Objectives

One of the two Dutch pilots involved collaboration between the citizens residing in social housings and the municipal service providers on improving the life quality by tailored waste cleaning services.

The neighborhood Plantsoen in the municipality of Nieuwegein consists of four apartment buildings (social housing), each with 90 households. When the apartments were built in the 1960s, it was an attractive neighbourhood. The families living there now are often of low social-economic status. This determines the vulnerability of the households and of the neighbourhood as a whole. For many years, the neighbourhood has been facing multiple problems concerning lack of participation, integration and social cohesion.

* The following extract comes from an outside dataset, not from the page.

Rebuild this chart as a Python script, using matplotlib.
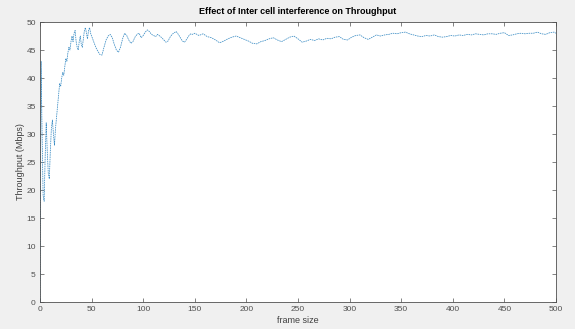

 “Old school“ support or interventions have not lead to change in the past years, no matter what the intensity of the intervention was. The approach “Neighbourhood”, (a plan from a multi-disciplinary steering group) has the ambition to heighten the quality of life and physical surroundings in a sustainable way.

In the door-to-door talks (visiting already more than half of the households), one of the main matters of discontent was found the amount of litter in the neighbourhood. 100 % of the inhabitants mentioned this as first priority. Knowing this, the municipality has intensified cleaning and garbage pick-up in 2018. To no avail however, shortly after all has been cleaned up, there is new rubbish. Some inhabitants don’t feel any responsibility to contribute to a clean environment.

To create sustainable change reciprocity and participation in some decisions about the neighbourhood were now recognized as necessary. The pilot was started aiming for co-creation with concerned citizens about reducing or banishing waste with new twist called the “Approach Neighbourhood”. The reason for focusing on waste is the perceived local impact of promoting responsibility for the living environment.  

All households in the neighbourhood are – in the end – target group but the pilot started with a small group of households hoping that in the process of co-creation this group will expand. All involved parties (municipality, housing corporation, youth work, social work, police) were introduced the co-creation approach with the aim to shift their approach towards involving also target groups for successful improvements in the neighbourhood.

Learnings

  • Co-creation is not easy: it asks many skills from professionals as well as from the service users. It cannot be expected, that all people possess these skills, at least without proper training to the method. Communication is essential in co-creation.
  • Offline communication needs to be quite structured; online communication is in this pilot non-existent. Even teaching the participants the ethics of fair communication is key to maintain conversation and make people want to engage in further joint activities.
  • Collaboration between professionals and inhabitants is the very key to success: Do we all understand the terminology in the same way when we talk about co-creation?

Read more about the pilot at the Cosie project homepage

Questions for self-reflection

When reading and listening to the video – what was really new in the approach to identifying and solving acute problems of the neighbourhood?

Was it all about the waste problem or rather more?